Strangely, it takes a ballad to make this set truly fire
Arrive four minutes from the end of Lorde’s final night appearance at Primavera Sound and you’d think you’ve just missed a spectacular pop show. The New Zealander is playing ‘Green Light’ and canons shoot confetti high into the night sky as 20,000 people, who’ll shortly get restless watching Arctic Monkeys play their old stuff kind of in the style of their new stuff, collectively lose their minds.
But that’s not the story of Lorde’s debut at the Barcelona festival at all. It’s almost 12 months on now from the Glastonbury performance – complete with a transparent hydraulic box – that ushered in her second album ‘Melodrama’. That show was exceptional: Lorde mixing high-concept theatrics with genuine personality.

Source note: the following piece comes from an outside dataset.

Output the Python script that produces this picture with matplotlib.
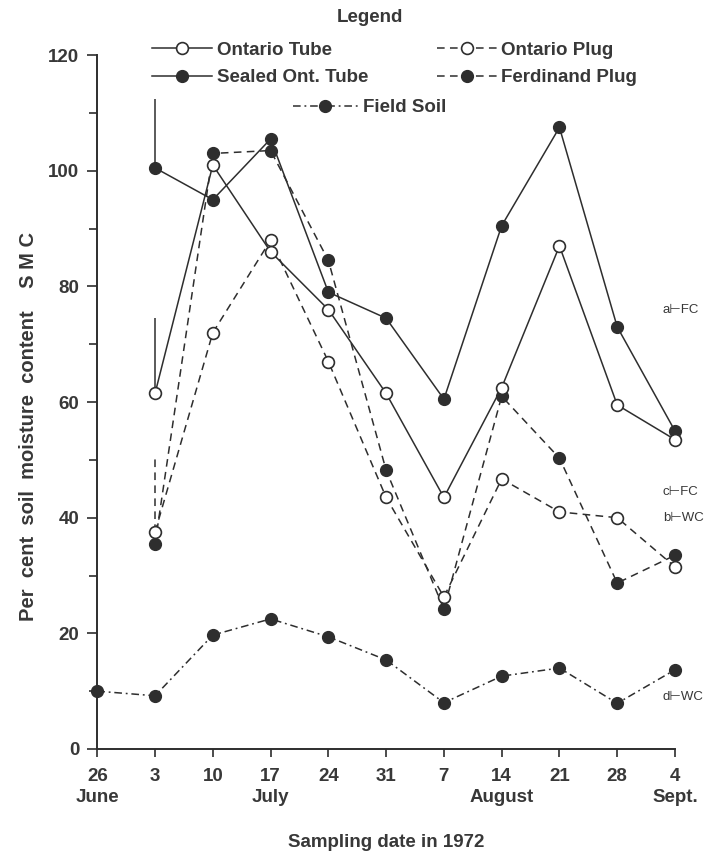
import matplotlib
matplotlib.use("Agg")
import numpy as np
import matplotlib.pyplot as plt

# sampling dates (weekly, 1972)
dates = ["26\nJune", "3", "10", "17\nJuly", "24", "31", "7",
         "14\nAugust", "21", "28", "4\nSept."]

# per cent soil moisture content, from 3 July on
ontario_tube = [61.5, 101, 86, 76, 61.5, 43.5, 62.5, 87, 59.5, 53.5]
sealed_tube = [100.5, 95, 105.5, 79, 74.5, 60.5, 90.5, 107.5, 73, 55]
ontario_plug = [37.5, 72, 88, 67, 43.5, 26.3, 46.7, 41, 40, 31.5]
ferdinand_plug = [35.5, 103, 103.5, 84.5, 48.2, 24.2, 61, 50.3, 28.7, 33.5]
# field soil, from 26 June on
field_soil = [10, 9.2, 19.7, 22.5, 19.4, 15.4, 8, 12.6, 14, 7.9, 13.7]

# vertical strokes above the 3 July points
stroke_tops_tube = 74.5
stroke_tops_sealed = 112.5
stroke_tops_plug = 50.5

# reference levels written at the right edge
ref_labels = ["a\u22a2FC", "c\u22a2FC", "b\u22a2WC", "d\u22a2WC"]
ref_values = [76, 44.5, 40, 9]

plt.rcParams['font.family'] = ['Liberation Sans', 'DejaVu Sans']
plt.rcParams['font.weight'] = 'bold'
plt.rcParams['axes.labelweight'] = 'bold'
ink = '#2e2e2e'
txt = '#383838'
fs = 13.5

fig = plt.figure(figsize=(7.1, 8.55), dpi=100)
ax = fig.add_axes([0.137, 0.124, 0.8137, 0.8115])

x_all = np.arange(len(dates))
x_pl = x_all[1:]

ms = 8.5
lw = 1.1
dash = (0, (5, 3.5))
dashdot = (0, (5, 2.5, 1.2, 2.5))

ax.vlines(x_pl[0], ontario_tube[0], stroke_tops_tube, color=ink, lw=lw)
ax.vlines(x_pl[0], sealed_tube[0], stroke_tops_sealed, color=ink, lw=lw)
ax.vlines(x_pl[0], ontario_plug[0], stroke_tops_plug, color=ink, lw=lw,
          linestyles=[dash])

ax.plot(x_all, field_soil, linestyle=dashdot, color=ink, lw=lw, marker='o',
        ms=ms, mfc=ink, mec=ink, clip_on=False, label='Field Soil')
ax.plot(x_pl, ferdinand_plug, linestyle=dash, color=ink, lw=lw, marker='o',
        ms=ms, mfc=ink, mec=ink, clip_on=False, label='Ferdinand Plug')
ax.plot(x_pl, ontario_plug, linestyle=dash, color=ink, lw=lw, marker='o',
        ms=ms, mfc='white', mec=ink, mew=1.2, clip_on=False,
        label='Ontario Plug')
ax.plot(x_pl, sealed_tube, linestyle='-', color=ink, lw=lw, marker='o',
        ms=ms, mfc=ink, mec=ink, clip_on=False, label='Sealed Ont. Tube')
ax.plot(x_pl, ontario_tube, linestyle='-', color=ink, lw=lw, marker='o',
        ms=ms, mfc='white', mec=ink, mew=1.2, clip_on=False,
        label='Ontario Tube')

for lab, v in zip(ref_labels, ref_values):
    ax.text(9.79, v, lab, fontsize=9.5, fontweight='normal', color=txt,
            va='center', ha='left', clip_on=False)

ax.set_xlim(0, 10)
ax.set_ylim(0, 120)
ax.set_xticks(x_all)
ax.set_xticklabels(dates, fontsize=fs, color=txt, linespacing=1.3)
ax.set_yticks(np.arange(0, 121, 20))
ax.set_yticks(np.arange(10, 120, 20), minor=True)
ax.tick_params(axis='y', labelsize=fs, colors=ink, labelcolor=txt,
               length=7, width=1.2, pad=6)
ax.tick_params(axis='y', which='minor', length=6, width=1.2, colors=ink)
ax.tick_params(axis='x', colors=ink, labelcolor=txt, length=6, width=1.2,
               pad=8)
for side in ['top', 'right']:
    ax.spines[side].set_visible(False)
for side in ['left', 'bottom']:
    ax.spines[side].set_color(ink)
    ax.spines[side].set_linewidth(1.4)

ax.set_ylabel("Per  cent  soil  moisture  content    S M C", fontsize=14.5,
              color=txt)
ax.yaxis.set_label_coords(-0.103, 0.465)
ax.set_xlabel("Sampling date in 1972", fontsize=fs, color=txt, labelpad=20)

# legend block above the plot
h = {l.get_label(): l for l in ax.get_lines()}
leg_kw = dict(frameon=False, fontsize=fs, handlelength=3.2,
              handletextpad=0.25, labelspacing=0.55, borderpad=0,
              borderaxespad=0, numpoints=1, labelcolor=txt)
leg1 = fig.legend([h['Ontario Tube'], h['Sealed Ont. Tube']],
                  ['Ontario Tube', 'Sealed Ont. Tube'],
                  loc='upper left', bbox_to_anchor=(0.214, 0.951), **leg_kw)
leg2 = fig.legend([h['Ontario Plug'], h['Ferdinand Plug']],
                  ['Ontario Plug', 'Ferdinand Plug'],
                  loc='upper left', bbox_to_anchor=(0.615, 0.951), **leg_kw)
leg3 = fig.legend([h['Field Soil']], ['Field Soil'],
                  loc='upper left', bbox_to_anchor=(0.412, 0.884),
                  **dict(leg_kw, handlelength=3.5))
fig.text(0.521, 0.980, "Legend", fontsize=fs, color=txt, ha='center',
         va='center')

fig.savefig("out.png", dpi=100, facecolor='white')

This, then, is the slightly scaled-down show she’s been touring since, transplanted into the festival environment. Made up of Lorde, two synth players and a drummer, who she doesn’t really acknowledge, a big screen used infrequently and six backing dancers. And, honestly, the first half an hour isn’t great. After Kate Bush is piped through the PA she arrives on a stage flooded in blue light. ‘Sober’ and ‘Homemade Dynamite’, suffering from a less-than-pumping volume, struggle to establish any kind of momentum. “For the next hour and a half, you’re in my house,” she says before playing ‘Tennis Courts’, “and in my house we dance.” Some people dance.

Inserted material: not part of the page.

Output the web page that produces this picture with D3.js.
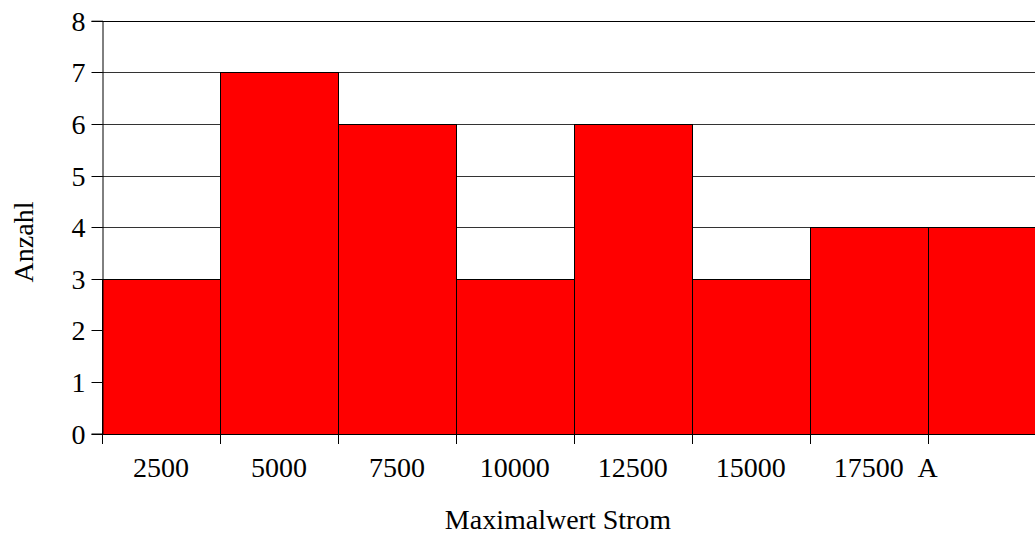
<!DOCTYPE html>
<html>
<head>
<meta charset="utf-8">
<script src="https://cdn.jsdelivr.net/npm/d3@7"></script>
<style>
html,body{margin:0;padding:0;background:#fff;overflow:hidden;}
svg{display:block;font-family:"Liberation Serif","Times New Roman",serif;}
</style>
</head>
<body>
<svg id="chart" width="1035" height="536"></svg>
<script>
const categories = ["2500", "5000", "7500", "10000", "12500", "15000", "17500", ""];
const counts = [3, 7, 6, 3, 6, 3, 4, 4];
const yTicks = [0, 1, 2, 3, 4, 5, 6, 7, 8];
const unitLabel = "A";
const xTitle = "Maximalwert Strom";
const yTitle = "Anzahl";

(function () {
const svg = d3.select("#chart");
const pLeft = 102, pRight = 1045.6, pTop = 20.7, pBottom = 433.5;
const fs = 28;

const x = d3.scaleBand().domain(d3.range(categories.length)).range([pLeft, pRight]).padding(0);
const y = d3.scaleLinear().domain([0, 8]).range([pBottom, pTop]);

// gridlines
svg.append("g").selectAll("line").data(yTicks.filter(t => t > 0)).join("line")
  .attr("x1", pLeft).attr("x2", pRight)
  .attr("y1", d => Math.round(y(d)) + 0.5).attr("y2", d => Math.round(y(d)) + 0.5)
  .attr("stroke", d => d === 8 ? "#000" : "#333").attr("stroke-width", 1);

// bars
svg.append("g").selectAll("rect").data(counts).join("rect")
  .attr("x", (d, i) => Math.round(x(i)) + 0.5)
  .attr("width", (d, i) => Math.round(x(i) + x.bandwidth()) - Math.round(x(i)))
  .attr("y", d => Math.round(y(d)) + 0.5)
  .attr("height", d => Math.round(y(0)) - Math.round(y(d)))
  .attr("fill", "#ff0000").attr("stroke", "#000").attr("stroke-width", 1);

// y axis
const yAxis = d3.axisLeft(y).tickValues(yTicks).tickSize(11).tickPadding(6).tickFormat(d3.format("d"));
const gy = svg.append("g").attr("transform", `translate(${pLeft + 0.5},0)`).call(yAxis);
gy.select(".domain").attr("stroke", "#000");
gy.selectAll(".tick line").attr("stroke", "#000");
gy.selectAll(".tick").attr("transform", d => `translate(0,${Math.round(y(d)) + 0.5})`);
gy.selectAll("text").attr("font-family", "Liberation Serif").attr("font-size", fs).attr("fill", "#000").attr("dy", "0.34em");

// x axis (ticks at bin boundaries)
const xb = d3.scaleLinear().domain([0, categories.length]).range([pLeft, pRight]);
const bounds = d3.range(categories.length + 1);
const gx = svg.append("g");
gx.append("line").attr("x1", pLeft).attr("x2", pRight)
  .attr("y1", Math.round(pBottom) + 0.5).attr("y2", Math.round(pBottom) + 0.5).attr("stroke", "#000");
gx.selectAll("line.t").data(bounds).join("line").attr("class", "t")
  .attr("x1", d => Math.round(xb(d)) + 0.5).attr("x2", d => Math.round(xb(d)) + 0.5)
  .attr("y1", Math.round(pBottom)).attr("y2", 444).attr("stroke", "#000");
gx.selectAll("text.c").data(categories).join("text").attr("class", "c")
  .attr("x", (d, i) => x(i) + x.bandwidth() / 2).attr("y", 477)
  .attr("text-anchor", "middle").attr("font-size", fs).text(d => d);
gx.append("text").attr("x", xb(categories.length - 1)).attr("y", 477)
  .attr("text-anchor", "middle").attr("font-size", fs).text(unitLabel);

// titles
svg.append("text").attr("x", 558).attr("y", 529).attr("text-anchor", "middle")
  .attr("font-size", fs).text(xTitle);
svg.append("text").attr("transform", "translate(33,242) rotate(-90)")
  .attr("text-anchor", "middle").attr("font-size", fs).text(yTitle);
})();
</script>
</body>
</html>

The struggle continues. Her backing dancers pick her up during ‘The Louvre’ as she lies flat raised up in their arms. It’s cheesy and she looks uncomfortable as if she’d quite like to get down. She even covers a bit of Frank Ocean’s ‘Lost’.

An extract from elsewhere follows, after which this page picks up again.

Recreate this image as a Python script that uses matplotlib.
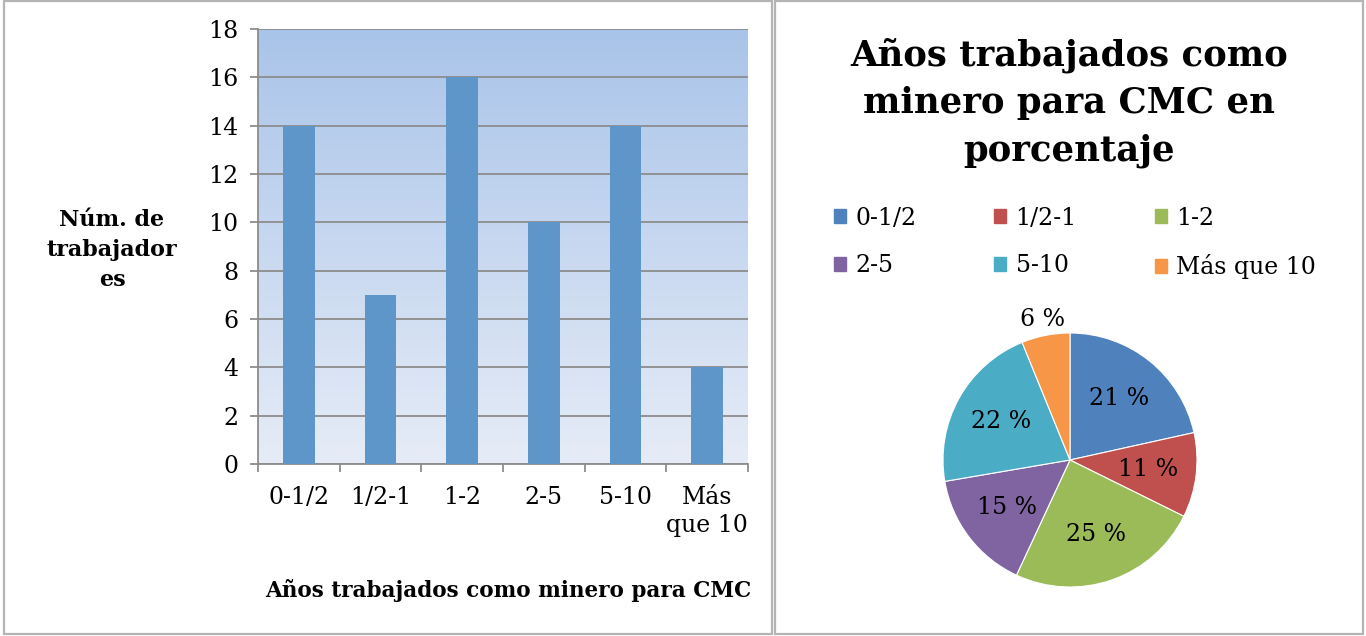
import numpy as np
import matplotlib.pyplot as plt
from matplotlib.patches import Rectangle
from matplotlib.colors import LinearSegmentedColormap

categories = ['0-1/2', '1/2-1', '1-2', '2-5', '5-10', 'Más\nque 10']
legend_names = ['0-1/2', '1/2-1', '1-2', '2-5', '5-10', 'Más que 10']
workers = [14, 7, 16, 10, 14, 4]
pct_labels = ['21 %', '11 %', '25 %', '15 %', '22 %', '6 %']
y_ticks = [0, 2, 4, 6, 8, 10, 12, 14, 16, 18]

pie_colors = ['#4f81bd', '#c0504d', '#9bbb59', '#8064a2', '#4bacc6', '#f79646']
bar_color = '#5f96c9'
serif = 'DejaVu Serif'

W, H = 1366, 636
fig = plt.figure(figsize=(W / 100, H / 100), dpi=100)

def fx(px):
    return px / W

def fy(py):
    return 1 - py / H

# panel borders
for x0, x1 in [(4, 772), (775, 1363)]:
    fig.patches.append(Rectangle((fx(x0), fy(634)), fx(x1 - x0), (634 - 1) / H,
                                 transform=fig.transFigure, fill=False,
                                 edgecolor='#b4b4b4', linewidth=1.6))

# ---- bar chart ----
ax = fig.add_axes([fx(258), fy(464), fx(748 - 258), (464 - 29) / H])
x = np.arange(len(categories))
grad = LinearSegmentedColormap.from_list('bg', ['#e6ecf7', '#a9c4e9'])
ax.imshow(np.linspace(0, 1, 256).reshape(-1, 1), aspect='auto', cmap=grad,
          origin='lower', extent=[-0.5, len(categories) - 0.5, 0, 18], zorder=0)
ax.bar(x, workers, width=0.39, color=bar_color, zorder=3)
ax.set_xlim(-0.5, len(categories) - 0.5)
ax.set_ylim(0, 18)
ax.set_yticks(y_ticks)
ax.yaxis.grid(True, color='#8c8c8c', linewidth=1.3, zorder=1)
ax.set_axisbelow(True)
ax.set_xticks(np.arange(len(categories) + 1) - 0.5, minor=False)
ax.set_xticklabels([])
ax.tick_params(axis='x', direction='out', length=6, color='#8c8c8c', width=1.3)
ax.tick_params(axis='y', direction='out', length=6, color='#8c8c8c', width=1.3,
               labelsize=17, pad=8)
for lab in ax.get_yticklabels():
    lab.set_fontfamily(serif)
for i, c in enumerate(categories):
    ax.text(i, -0.9, c, ha='center', va='top', fontsize=17, family=serif,
            linespacing=1.3)
for s in ['top', 'right']:
    ax.spines[s].set_visible(False)
for s in ['left', 'bottom']:
    ax.spines[s].set_color('#8c8c8c')
    ax.spines[s].set_linewidth(1.3)

fig.text(fx(112), fy(250), 'Núm. de\ntrabajador\nes', ha='center', va='center',
         fontsize=16, fontweight='bold', family=serif, linespacing=1.45)
fig.text(fx(508), fy(590), 'Años trabajados como minero para CMC', ha='center',
         va='center', fontsize=15.5, fontweight='bold', family=serif)

# ---- pie chart ----
fig.text(fx(1069), fy(103), 'Años trabajados como\nminero para CMC en\nporcentaje',
         ha='center', va='center', fontsize=25.5, fontweight='bold', family=serif,
         linespacing=1.5)

cx, cy, r = 1070, 460, 127
pax = fig.add_axes([fx(cx - r), fy(cy + r), fx(2 * r), 2 * r / H])
wedges, _ = pax.pie(workers, colors=pie_colors, startangle=90, counterclock=False,
                    radius=1, wedgeprops=dict(edgecolor='white', linewidth=0.8))
pax.set_xlim(-1, 1)
pax.set_ylim(-1, 1)
for w, lab in zip(wedges, pct_labels):
    ang = np.deg2rad((w.theta1 + w.theta2) / 2)
    dist = 0.62 if lab != '6 %' else 1.13
    pax.text(dist * np.cos(ang), dist * np.sin(ang), lab, ha='center', va='center',
             fontsize=17, family=serif)

# legend: 2 rows x 3 columns, filled row by row
order = [0, 3, 1, 4, 2, 5]
handles = [Rectangle((0, 0), 1, 1, color=pie_colors[i]) for i in order]
fig.legend(handles, [legend_names[i] for i in order], loc='center',
           bbox_to_anchor=(fx(1075), fy(243)), ncol=3, frameon=False,
           prop={'family': serif, 'size': 17},
           handlelength=0.5, handleheight=0.5, handletextpad=0.4,
           columnspacing=3.3, labelspacing=1.05)

fig.savefig('out.png', dpi=100)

Then, roughly half-way through, comes the turning point. The dancers take a break, the screen turns dark and she sits, in spotlight, on the edge of the stage. If the introduction to ‘Liability’ feels scripted and robotic (we’ve heard this story at this point of the show before, about when she wrote the song at home: “if you’re trying to fit in with someone – fuck ‘em. If you need someone to hang out with, call me”) then the performance feels anything but. It’s unexpected that it takes one of her mellower songs to truly grip the audience’s attention and kick-start the set.
From there on, it’s transformed. ‘Melodrama’, ‘Supercut’, ‘Royals’ and ‘Perfect Places’ suddenly feel more energetic and louder. She clambers off the stage and runs down the corridor separately the crowd during ‘Team’, high-fiving people as she goes. And finally, with a call to turn the house lights up and bath the place in white illumination, it’s ‘Green Light’ and a scene of collective pandemonium.
So it’s a set that feels caught between two choices. It’s neither a fully formed pop show – but has elements of one – nor a totally dynamic performance that can instinctively respond to the atmosphere, mood or occasion (there really is zero adaptation for this being an older festival crowd over her own arena shows, full of a young fanbase who welcome being assured “you’re perfect the way that you are”). Find the sweet spot between the two and Lorde would be entirely potent on any night – as it stands, you can’t help but feel that with her songs, her vocal talent and her decidedly unmanufactured and awkward charm, the tired pop clichés of interpretive dancers and motivational speeches don’t do Lorde’s undoubtable originality justice.